■ WRITTEN PROBLEM:
Leave out the pictures and repeat the rest of the material exactly.

■ RECORDS SHOWN:
::::::::::

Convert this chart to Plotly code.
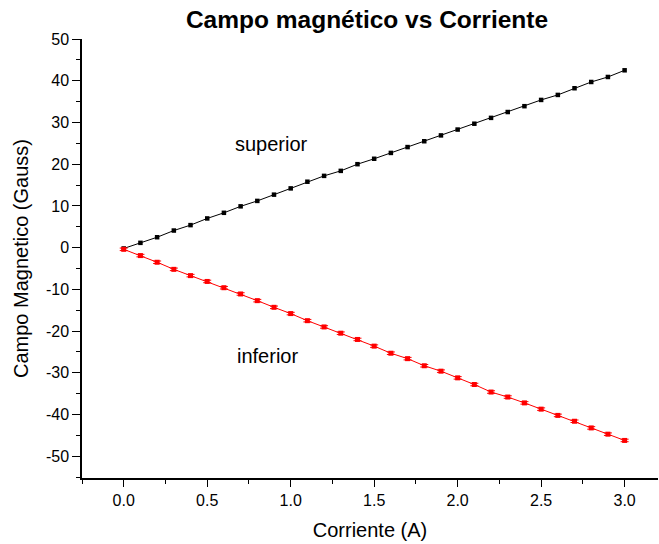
import plotly.graph_objects as go

corriente = [round(0.1 * i, 1) for i in range(31)]
superior = [-0.2, 1.15, 2.5, 4.1, 5.4, 7.0, 8.35, 9.9, 11.2, 12.7, 14.2, 15.8, 17.2, 18.4,
            20.0, 21.3, 22.7, 24.1, 25.5, 26.9, 28.3, 29.7, 31.1, 32.5, 33.9, 35.4, 36.6,
            38.2, 39.7, 40.9, 42.5]
inferior = [-0.4, -1.9, -3.5, -5.2, -6.7, -8.1, -9.6, -11.1, -12.7, -14.3, -15.8, -17.5,
            -19.0, -20.5, -22.0, -23.6, -25.3, -26.6, -28.3, -29.6, -31.2, -32.8, -34.6,
            -35.8, -37.2, -38.7, -40.2, -41.6, -43.2, -44.7, -46.2]
inferior_err = [0.3] * 31

y_tickvals = [50, 40, 30, 20, 10, 0, -10, -20, -30, -40, -50]
y_ticktext = ["50", "40", "30", "20", "10", "0", "-10", "-20", "-30", "-40", "-50"]

FONT = "Liberation Sans, Arial, sans-serif"

fig = go.Figure()
fig.add_trace(go.Scatter(
    x=corriente, y=superior, mode="lines+markers",
    line=dict(color="black", width=1),
    marker=dict(symbol="square", size=4.5, color="black"),
    showlegend=False))
fig.add_trace(go.Scatter(
    x=corriente, y=inferior, mode="lines+markers",
    line=dict(color="red", width=1),
    marker=dict(symbol="square", size=5, color="red"),
    error_y=dict(type="data", array=inferior_err, color="red", thickness=1, width=4),
    showlegend=False))

fig.add_annotation(x=0.886, y=24.9, text="superior", showarrow=False,
                   font=dict(family=FONT, size=20, color="black"))
fig.add_annotation(x=0.862, y=-26.0, text="inferior", showarrow=False,
                   font=dict(family=FONT, size=20, color="black"))

fig.update_layout(
    width=659, height=544,
    margin=dict(l=82, r=1, t=39, b=66),
    paper_bgcolor="white", plot_bgcolor="white",
    font=dict(family=FONT, color="black"),
    title=dict(text="<b>Campo magnético vs Corriente</b>", x=0.5569, xanchor="center",
               y=0.9803, yanchor="top", font=dict(family=FONT, size=24.5, color="black")),
    xaxis=dict(range=[-0.25, 3.2], tick0=0, dtick=0.5, tickformat=".1f",
               showline=True, linecolor="black", linewidth=1.5, showgrid=False, zeroline=False,
               ticks="outside", ticklen=7, tickwidth=1.2, tickcolor="black",
               minor=dict(dtick=0.25, tick0=0, ticks="outside", ticklen=4, tickwidth=1.2, tickcolor="black"),
               tickfont=dict(family=FONT, size=16),
               title=dict(text="Corriente (A)", font=dict(family=FONT, size=20), standoff=15)),
    yaxis=dict(range=[-55.2, 50], tickmode="array", tickvals=y_tickvals, ticktext=y_ticktext,
               showline=True, linecolor="black", linewidth=1.5, showgrid=False, zeroline=False,
               ticks="outside", ticklen=8, tickwidth=1.2, tickcolor="black",
               minor=dict(tickmode="linear", dtick=5, tick0=0, ticks="outside", ticklen=4, tickwidth=1.2, tickcolor="black"),
               tickfont=dict(family=FONT, size=16),
               title=dict(text="Campo Magnetico (Gauss)", font=dict(family=FONT, size=20), standoff=12)),
)

fig.write_html("out.html", config={"displayModeBar": False},
               post_script="document.body.style.margin='0';")
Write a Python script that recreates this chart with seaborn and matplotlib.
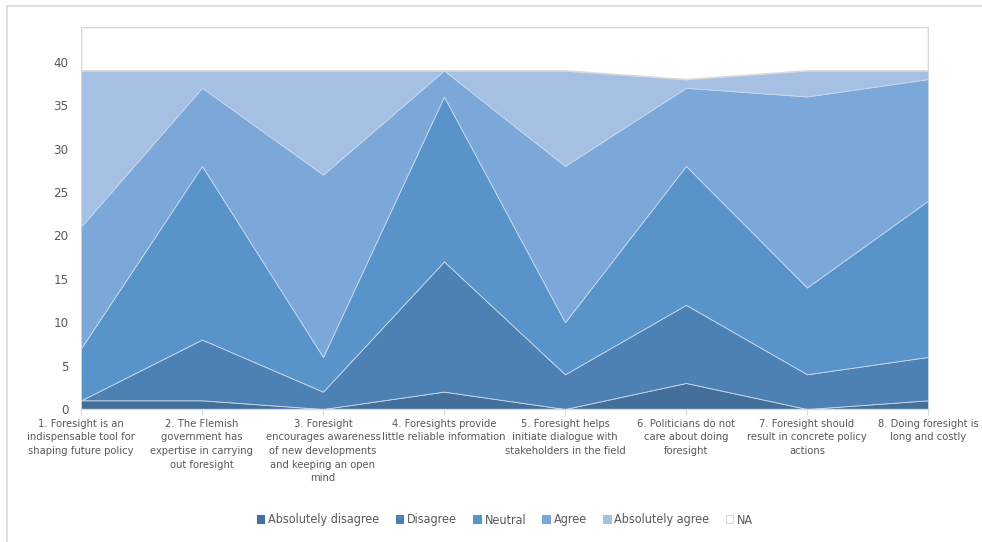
import numpy as np
import pandas as pd
import matplotlib
matplotlib.use("Agg")
import matplotlib.pyplot as plt
from matplotlib.patches import Patch
from matplotlib.lines import Line2D
from matplotlib import font_manager
import seaborn as sns

# Statements (x axis)
statements = [
    "1. Foresight is an\nindispensable tool for\nshaping future policy",
    "2. The Flemish\ngovernment has\nexpertise in carrying\nout foresight",
    "3. Foresight\nencourages awareness\nof new developments\nand keeping an open\nmind",
    "4. Foresights provide\nlittle reliable information",
    "5. Foresight helps\ninitiate dialogue with\nstakeholders in the field",
    "6. Politicians do not\ncare about doing\nforesight",
    "7. Foresight should\nresult in concrete policy\nactions",
    "8. Doing foresight is\nlong and costly",
]

# Number of answers per category
absolutely_disagree = [1, 1, 0, 2, 0, 3, 0, 1]
disagree = [0, 7, 2, 15, 4, 9, 4, 5]
neutral = [6, 20, 4, 19, 6, 16, 10, 18]
agree = [14, 9, 21, 3, 18, 9, 22, 14]
absolutely_agree = [18, 2, 12, 0, 11, 1, 3, 1]
no_answer = [5, 5, 5, 5, 5, 6, 5, 5]

series_names = ["Absolutely disagree", "Disagree", "Neutral", "Agree",
                "Absolutely agree", "NA"]
colors = ["#436f9b", "#4d81b3", "#5894ca", "#7ba8d8", "#a5c0e3", "#ffffff"]

df = pd.DataFrame({
    "Absolutely disagree": absolutely_disagree,
    "Disagree": disagree,
    "Neutral": neutral,
    "Agree": agree,
    "Absolutely agree": absolutely_agree,
    "NA": no_answer,
}, index=range(len(statements)))

sns.set_theme(style="white")

# look for a narrow face, like the Arial Narrow of the original
narrow = [f for f in font_manager.fontManager.ttflist
          if f.name == "DejaVu Sans" and "condensed" in str(f.stretch)]
plt.rcParams["font.family"] = ["DejaVu Sans"]
stretch = "condensed" if narrow else "normal"
lab_size = 8 if narrow else 7.5
plt.rcParams["font.stretch"] = stretch
text_font = font_manager.FontProperties(family="DejaVu Sans", stretch=stretch,
                                        size=lab_size + 1)

fig = plt.figure(figsize=(9.82, 5.42), dpi=100)
ax = fig.add_axes([81 / 982, 1 - 409 / 542, (928 - 81) / 982, (409 - 27) / 542])

x = df.index.values
polys = ax.stackplot(x, *[df[c].values for c in series_names], colors=colors,
                     edgecolor="#c9d9ec", linewidth=0.6)
# NA area gets a grey outline like the original
polys[-1].set_edgecolor("#d9d9d9")
polys[-1].set_linewidth(1.2)

ax.set_xlim(0, len(statements) - 1)
ax.set_ylim(0, 44)
ax.set_yticks(np.arange(0, 41, 5))
ax.set_xticks(x)
ax.set_xticklabels(statements, fontsize=lab_size, color="#595959", linespacing=1.45,
                   fontstretch=stretch)
ax.tick_params(axis="y", labelsize=lab_size + 1.5, colors="#595959", length=0, pad=9)
ax.tick_params(axis="x", length=4, width=0.8, color="#d9d9d9", pad=3, bottom=True)

for s in ["left", "right", "top"]:
    ax.spines[s].set_visible(False)
ax.spines["bottom"].set_color("#d9d9d9")
ax.spines["bottom"].set_linewidth(1)

handles = []
for name, c in zip(series_names, colors):
    ec = "#d9d9d9" if name == "NA" else c
    handles.append(Patch(facecolor=c, edgecolor=ec, linewidth=0.8))
fig.legend(handles, series_names, loc="center",
           bbox_to_anchor=(505 / 982, 1 - 520 / 542),
           ncol=6, frameon=False, prop=text_font,
           handlelength=0.6, handleheight=0.6,
           handletextpad=0.3, columnspacing=1.3, labelcolor="#595959")

# chart area border
fig.add_artist(Line2D([7 / 982, 7 / 982], [0, 1 - 6 / 542], transform=fig.transFigure,
                      color="#d9d9d9", linewidth=1.2))
fig.add_artist(Line2D([7 / 982, 1], [1 - 6 / 542, 1 - 6 / 542], transform=fig.transFigure,
                      color="#d9d9d9", linewidth=1.2))

fig.savefig("out.png", dpi=100)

::::::::::

■ SOLUTION TO THE PROBLEM:
Convert this chart to Plotly code.
import plotly.graph_objects as go

corriente = [round(0.1 * i, 1) for i in range(31)]
superior = [-0.2, 1.15, 2.5, 4.1, 5.4, 7.0, 8.35, 9.9, 11.2, 12.7, 14.2, 15.8, 17.2, 18.4,
            20.0, 21.3, 22.7, 24.1, 25.5, 26.9, 28.3, 29.7, 31.1, 32.5, 33.9, 35.4, 36.6,
            38.2, 39.7, 40.9, 42.5]
inferior = [-0.4, -1.9, -3.5, -5.2, -6.7, -8.1, -9.6, -11.1, -12.7, -14.3, -15.8, -17.5,
            -19.0, -20.5, -22.0, -23.6, -25.3, -26.6, -28.3, -29.6, -31.2, -32.8, -34.6,
            -35.8, -37.2, -38.7, -40.2, -41.6, -43.2, -44.7, -46.2]
inferior_err = [0.3] * 31

y_tickvals = [50, 40, 30, 20, 10, 0, -10, -20, -30, -40, -50]
y_ticktext = ["50", "40", "30", "20", "10", "0", "-10", "-20", "-30", "-40", "-50"]

FONT = "Liberation Sans, Arial, sans-serif"

fig = go.Figure()
fig.add_trace(go.Scatter(
    x=corriente, y=superior, mode="lines+markers",
    line=dict(color="black", width=1),
    marker=dict(symbol="square", size=4.5, color="black"),
    showlegend=False))
fig.add_trace(go.Scatter(
    x=corriente, y=inferior, mode="lines+markers",
    line=dict(color="red", width=1),
    marker=dict(symbol="square", size=5, color="red"),
    error_y=dict(type="data", array=inferior_err, color="red", thickness=1, width=4),
    showlegend=False))

fig.add_annotation(x=0.886, y=24.9, text="superior", showarrow=False,
                   font=dict(family=FONT, size=20, color="black"))
fig.add_annotation(x=0.862, y=-26.0, text="inferior", showarrow=False,
                   font=dict(family=FONT, size=20, color="black"))

fig.update_layout(
    width=659, height=544,
    margin=dict(l=82, r=1, t=39, b=66),
    paper_bgcolor="white", plot_bgcolor="white",
    font=dict(family=FONT, color="black"),
    title=dict(text="<b>Campo magnético vs Corriente</b>", x=0.5569, xanchor="center",
               y=0.9803, yanchor="top", font=dict(family=FONT, size=24.5, color="black")),
    xaxis=dict(range=[-0.25, 3.2], tick0=0, dtick=0.5, tickformat=".1f",
               showline=True, linecolor="black", linewidth=1.5, showgrid=False, zeroline=False,
               ticks="outside", ticklen=7, tickwidth=1.2, tickcolor="black",
               minor=dict(dtick=0.25, tick0=0, ticks="outside", ticklen=4, tickwidth=1.2, tickcolor="black"),
               tickfont=dict(family=FONT, size=16),
               title=dict(text="Corriente (A)", font=dict(family=FONT, size=20), standoff=15)),
    yaxis=dict(range=[-55.2, 50], tickmode="array", tickvals=y_tickvals, ticktext=y_ticktext,
               showline=True, linecolor="black", linewidth=1.5, showgrid=False, zeroline=False,
               ticks="outside", ticklen=8, tickwidth=1.2, tickcolor="black",
               minor=dict(tickmode="linear", dtick=5, tick0=0, ticks="outside", ticklen=4, tickwidth=1.2, tickcolor="black"),
               tickfont=dict(family=FONT, size=16),
               title=dict(text="Campo Magnetico (Gauss)", font=dict(family=FONT, size=20), standoff=12)),
)

fig.write_html("out.html", config={"displayModeBar": False},
               post_script="document.body.style.margin='0';")
Write a Python script that recreates this chart with seaborn and matplotlib.
import numpy as np
import pandas as pd
import matplotlib
matplotlib.use("Agg")
import matplotlib.pyplot as plt
from matplotlib.patches import Patch
from matplotlib.lines import Line2D
from matplotlib import font_manager
import seaborn as sns

# Statements (x axis)
statements = [
    "1. Foresight is an\nindispensable tool for\nshaping future policy",
    "2. The Flemish\ngovernment has\nexpertise in carrying\nout foresight",
    "3. Foresight\nencourages awareness\nof new developments\nand keeping an open\nmind",
    "4. Foresights provide\nlittle reliable information",
    "5. Foresight helps\ninitiate dialogue with\nstakeholders in the field",
    "6. Politicians do not\ncare about doing\nforesight",
    "7. Foresight should\nresult in concrete policy\nactions",
    "8. Doing foresight is\nlong and costly",
]

# Number of answers per category
absolutely_disagree = [1, 1, 0, 2, 0, 3, 0, 1]
disagree = [0, 7, 2, 15, 4, 9, 4, 5]
neutral = [6, 20, 4, 19, 6, 16, 10, 18]
agree = [14, 9, 21, 3, 18, 9, 22, 14]
absolutely_agree = [18, 2, 12, 0, 11, 1, 3, 1]
no_answer = [5, 5, 5, 5, 5, 6, 5, 5]

series_names = ["Absolutely disagree", "Disagree", "Neutral", "Agree",
                "Absolutely agree", "NA"]
colors = ["#436f9b", "#4d81b3", "#5894ca", "#7ba8d8", "#a5c0e3", "#ffffff"]

df = pd.DataFrame({
    "Absolutely disagree": absolutely_disagree,
    "Disagree": disagree,
    "Neutral": neutral,
    "Agree": agree,
    "Absolutely agree": absolutely_agree,
    "NA": no_answer,
}, index=range(len(statements)))

sns.set_theme(style="white")

# look for a narrow face, like the Arial Narrow of the original
narrow = [f for f in font_manager.fontManager.ttflist
          if f.name == "DejaVu Sans" and "condensed" in str(f.stretch)]
plt.rcParams["font.family"] = ["DejaVu Sans"]
stretch = "condensed" if narrow else "normal"
lab_size = 8 if narrow else 7.5
plt.rcParams["font.stretch"] = stretch
text_font = font_manager.FontProperties(family="DejaVu Sans", stretch=stretch,
                                        size=lab_size + 1)

fig = plt.figure(figsize=(9.82, 5.42), dpi=100)
ax = fig.add_axes([81 / 982, 1 - 409 / 542, (928 - 81) / 982, (409 - 27) / 542])

x = df.index.values
polys = ax.stackplot(x, *[df[c].values for c in series_names], colors=colors,
                     edgecolor="#c9d9ec", linewidth=0.6)
# NA area gets a grey outline like the original
polys[-1].set_edgecolor("#d9d9d9")
polys[-1].set_linewidth(1.2)

ax.set_xlim(0, len(statements) - 1)
ax.set_ylim(0, 44)
ax.set_yticks(np.arange(0, 41, 5))
ax.set_xticks(x)
ax.set_xticklabels(statements, fontsize=lab_size, color="#595959", linespacing=1.45,
                   fontstretch=stretch)
ax.tick_params(axis="y", labelsize=lab_size + 1.5, colors="#595959", length=0, pad=9)
ax.tick_params(axis="x", length=4, width=0.8, color="#d9d9d9", pad=3, bottom=True)

for s in ["left", "right", "top"]:
    ax.spines[s].set_visible(False)
ax.spines["bottom"].set_color("#d9d9d9")
ax.spines["bottom"].set_linewidth(1)

handles = []
for name, c in zip(series_names, colors):
    ec = "#d9d9d9" if name == "NA" else c
    handles.append(Patch(facecolor=c, edgecolor=ec, linewidth=0.8))
fig.legend(handles, series_names, loc="center",
           bbox_to_anchor=(505 / 982, 1 - 520 / 542),
           ncol=6, frameon=False, prop=text_font,
           handlelength=0.6, handleheight=0.6,
           handletextpad=0.3, columnspacing=1.3, labelcolor="#595959")

# chart area border
fig.add_artist(Line2D([7 / 982, 7 / 982], [0, 1 - 6 / 542], transform=fig.transFigure,
                      color="#d9d9d9", linewidth=1.2))
fig.add_artist(Line2D([7 / 982, 1], [1 - 6 / 542, 1 - 6 / 542], transform=fig.transFigure,
                      color="#d9d9d9", linewidth=1.2))

fig.savefig("out.png", dpi=100)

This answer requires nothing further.